If Lord Chesterfield had wished to suppress that vital
evidence he could have done so.
Dr Johnson exerted himself to the utmost to try and save poor
Dodd; but George III. was inexorable. Respecting this benevolent
attempt of the Doctor, Chalmers writes as follows:--
Dr Johnson appears indeed in this instance to have been more
swayed by popular judgment than he would perhaps have been
willing to allow. The cry was--"the honour of the clergy;" but
if the honour of the clergy was tarnished, it was by Dodd's
crime, and not his punishment; for his life had been so long a
disgrace to his cloth that he had deprived himself of the
sympathy which attaches to the first deviation from rectitude,
and few criminals could have had less claim to such a display of
popular feeling.'
All applications for the Royal mercy having failed, Dr Dodd
prepared himself for death, and with a warmth of gratitude wrote
to Dr Johnson as follows:--
'June 25, Midnight.
'Accept, thou GREAT and GOOD heart, my earnest and fervent thanks
and prayers for all thy benevolent and kind efforts in my
behalf.--Oh!

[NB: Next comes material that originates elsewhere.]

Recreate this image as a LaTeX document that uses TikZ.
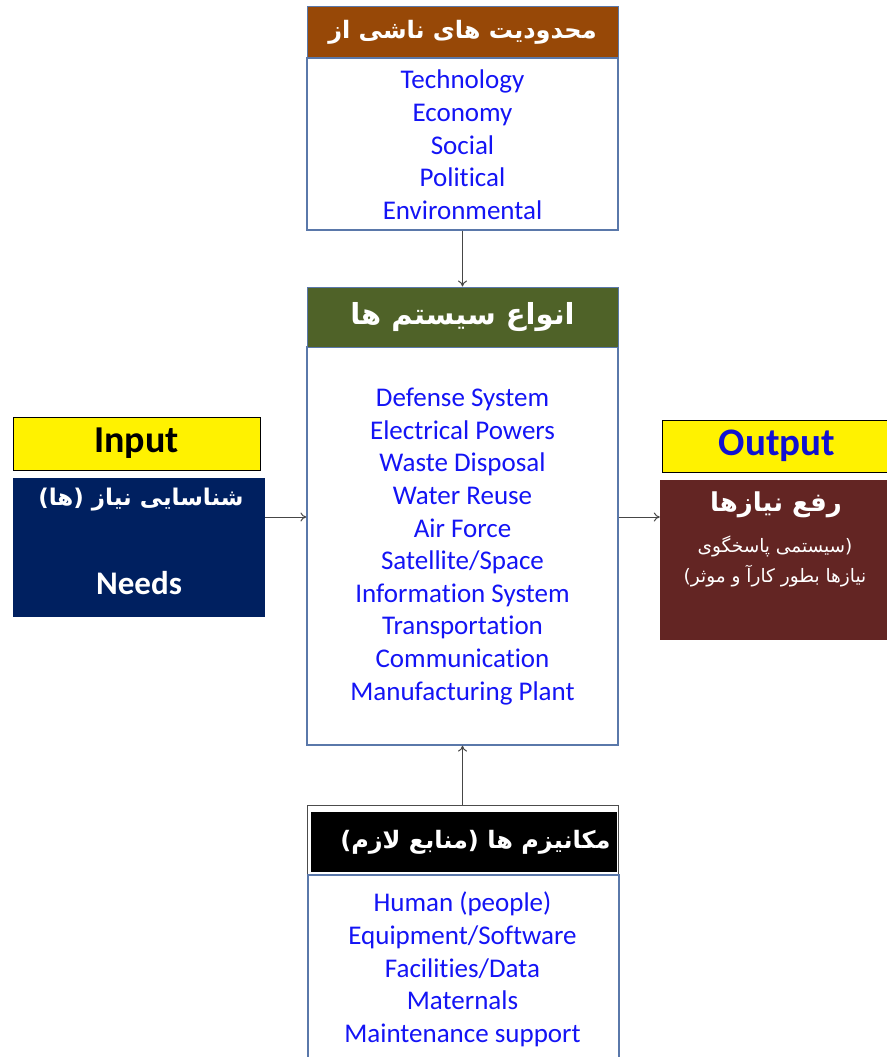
\documentclass[tikz,border=0pt]{standalone}
\usepackage{fontspec}
\setmainfont{Carlito}[Ligatures=NoCommon]
\newfontfamily\arfont[Script=Arabic]{DejaVu Sans}
\TeXXeTstate=1
\usetikzlibrary{arrows.meta}
\definecolor{bordc}{RGB}{90,120,170}
\definecolor{brownh}{RGB}{151,72,7}
\definecolor{greenh}{RGB}{79,98,40}
\definecolor{navyb}{RGB}{0,32,96}
\definecolor{maroonb}{RGB}{99,37,35}
\definecolor{txtblue}{RGB}{20,20,245}
\definecolor{arrc}{RGB}{70,70,70}
\tikzset{
  x=1pt,y=-1pt,
  hdr/.style={draw=bordc, line width=1pt, minimum width=311pt, inner sep=0pt, text=white},
  bodyb/.style={draw=bordc, line width=1.2pt, fill=white, minimum width=311pt, inner sep=0pt},
  lst/.style={text=txtblue, align=center, inner sep=0pt, font=\fontsize{27}{32.6}\selectfont},
  yel/.style={draw=black, line width=1pt, fill=yellow, inner sep=0pt},
  arr/.style={draw=arrc, line width=1pt, -{To[length=6pt,width=9pt]}},
}
\begin{document}
\begin{tikzpicture}
\useasboundingbox (0,0) rectangle (886,1057);
% top
\node[bodyb, minimum height=172pt] (topbody) at (462.5,144) {};
\node[hdr, fill=brownh, minimum height=51pt, font=\arfont\bfseries\fontsize{24}{27}\selectfont] (tophead) at (462.5,32.5)
  {\beginR محدودیت های ناشی  از\endR};
\node[lst, anchor=north] (toptxt) at (462.5,70) {Technology\\Economy\\Social\\Political\\Environmental};
% middle
\node[bodyb, minimum height=398pt] (midbody) at (462.5,546) {};
\node[hdr, fill=greenh, minimum height=60pt, font=\arfont\bfseries\fontsize{29}{32}\selectfont] (midhead) at (462.5,317)
  {\beginR انواع سیستم ها\endR};
\node[lst, anchor=north] (midtxt) at (462.5,388) {Defense System\\Electrical Powers\\Waste Disposal\\Water Reuse\\Air Force\\Satellite/Space\\Information System\\Transportation\\Communication\\Manufacturing Plant};
% left
\node[fill=navyb, minimum width=252pt, minimum height=139pt, inner sep=0pt] (inbody) at (139,547.5) {};
\node[yel, minimum width=247pt, minimum height=53pt, font=\bfseries\fontsize{38}{40}\selectfont] (inhead) at (136.5,443.5)
  {Input};
\node[text=white, font=\arfont\bfseries\fontsize{23}{26}\selectfont] (inar) at (141,500) {\beginR شناسایی نیاز (ها)\endR};
\node[text=white, font=\bfseries\fontsize{33}{36}\selectfont] (inen) at (139,583) {Needs};
% right
\node[fill=maroonb, minimum width=230pt, minimum height=160pt, inner sep=0pt] (outbody) at (775,560) {};
\node[yel, minimum width=230pt, minimum height=52pt, text=txtblue!85!black, font=\bfseries\fontsize{39}{41}\selectfont] (outhead) at (777,446)
  {Output};
\node[text=white, font=\arfont\bfseries\fontsize{26}{29}\selectfont] (outar) at (776,505) {\beginR رفع نیازها\endR};
\node[text=white, align=center, font=\arfont\fontsize{18.5}{30}\selectfont] (outsub) at (775,561) {\beginR(سیستمی پاسخگوی\endR\\\beginR نیازها بطور کارآ و موثر)\endR};
% bottom
\node[draw=black!70, line width=1pt, fill=white, minimum width=311pt, minimum height=70pt, inner sep=0pt] (botframe) at (462.5,840) {};
\node[bodyb, minimum height=190pt] (botbody) at (463.5,970) {};
\node[fill=black, minimum width=306pt, minimum height=60pt, inner sep=0pt] (bothead) at (463.5,842)
  {};
\node[text=white, anchor=east, font=\arfont\bfseries\fontsize{24}{27}\selectfont] (botar) at (614,842) {\beginR مکانیزم ها (منابع لازم)\endR};
\node[lst, anchor=north] (bottxt) at (462.5,892) {Human (people)\\Equipment/Software\\Facilities/Data\\Maternals\\Maintenance support};
% arrows
\draw[arr] (topbody.south) -- (midhead.north);
\draw[arr] (botframe.north) -- (midbody.south);
\draw[arr] (inbody.east |- 0,517) -- (midbody.west |- 0,517);
\draw[arr] (midbody.east |- 0,517) -- (outbody.west |- 0,517);
\end{tikzpicture}
\end{document}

Dr Johnson! as I sought your knowledge at an early
hour in my life, would to Heaven I had cultivated the love and
acquaintance of so excellent a man!--I pray God most sincerely to
bless you with the highest transports--the infelt satisfaction of
HUMANE and benevolent exertions!--And admitted, as I trust I
shall be, to the realms of bliss before you, I shall hail YOUR
arrival there with transport, and rejoice to acknowledge that you
were my comforter, my advocate, and my FRIEND.